Ik was de nieuwe Adam, de eerste mens die was opgestaan uit de sluimer van het leven, vroeg in de morgen, terwijl niemand nog wist dat alles voorgoed veranderd was. Heel mijn koninkrijk was voortaan van deze wereld. Ik meende dat ik onsterfelijk was, zette mijn bril af en stak de Ferdinand Bolstraat over.
Door een godswonder bleef ik ongedeerd en ik was zielsgelukkig. Alsmaar zag ik de zon en ik liep hem achterna. De Ceintuurbaan op. De Hobbemakade langs. Het Museumplein over. Op weg naar het Vondelpark. De zon…. er was iets met de zon. Hij zou mij terugvoeren naar het paradijs. Naar de tijdloze stilstand van de tijd.

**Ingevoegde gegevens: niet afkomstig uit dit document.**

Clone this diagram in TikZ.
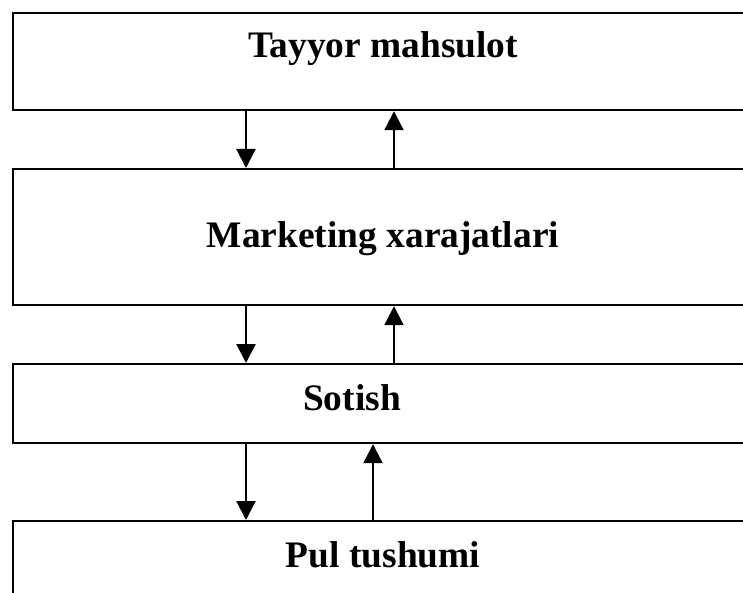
\documentclass[tikz,border=0pt]{standalone}
\usepackage{fontspec}
\setmainfont{Liberation Serif}
\usetikzlibrary{arrows.meta}
\begin{document}
\begin{tikzpicture}[x=1pt,y=-1pt,
  box/.style={draw=black,line width=2.2pt,rectangle,inner sep=0pt,anchor=north west},
  lbl/.style={font=\bfseries\fontsize{37.4}{42}\selectfont,anchor=base,inner sep=0pt},
  arr/.style={line width=2.2pt,-{Triangle[width=19pt,length=19pt]}}]
\useasboundingbox (0,0) rectangle (743,593);
\clip (0,0) rectangle (743,593);
\fill[white] (0,0) rectangle (743,593);
\node[box,minimum width=743pt,minimum height=97pt] (b1) at (12,12) {};
\node[box,minimum width=743pt,minimum height=136pt] (b2) at (12,168) {};
\node[box,minimum width=743pt,minimum height=79pt] (b3) at (12,363) {};
\node[box,minimum width=743pt,minimum height=100pt] (b4) at (12,520) {};
\node[lbl] (t1) at (383,58) {Tayyor mahsulot};
\node[lbl] (t2) at (383,248) {Marketing xarajatlari};
\node[lbl] (t3) at (352,410) {Sotish};
\node[lbl] (t4) at (383,567) {Pul tushumi};
\draw[arr] (b1.south -| 246,0) -- (b2.north -| 246,0);
\draw[arr] (b2.north -| 394,0) -- (b1.south -| 394,0);
\draw[arr] (b2.south -| 246,0) -- (b3.north -| 246,0);
\draw[arr] (b3.north -| 394,0) -- (b2.south -| 394,0);
\draw[arr] (b3.south -| 246,0) -- (b4.north -| 246,0);
\draw[arr] (b4.north -| 373,0) -- (b3.south -| 373,0);
\end{tikzpicture}
\end{document}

Vaak nog word ik overvallen naar een gevoel van heimwee naar deze sublieme ervaring van de tijd. Het is een ervaring geweest in mijn leven, die nooit meer terug zal keren. Net als de tijd zelf die nooit op zijn schreden terugkeert. De tiid hâldt gjin skoft. Helaas. Je bent geestesziek als je die wijsheid niet wil erkennen, en geestelijk gezond als je die absurditeit van het leven altijd maar weer voor zoete koek aanneemt. Maar het is een ziekte van de tijd, als je gaat denken dat de tijd stilstaat. De bekering die mogelijk daarop volgt kan ook een ‘gezonde’ vluchtpoging zijn om je voor dit soort gevaarlijke waanideeën te behoeden. De overtocht is dan alsnog geslaagd te noemen.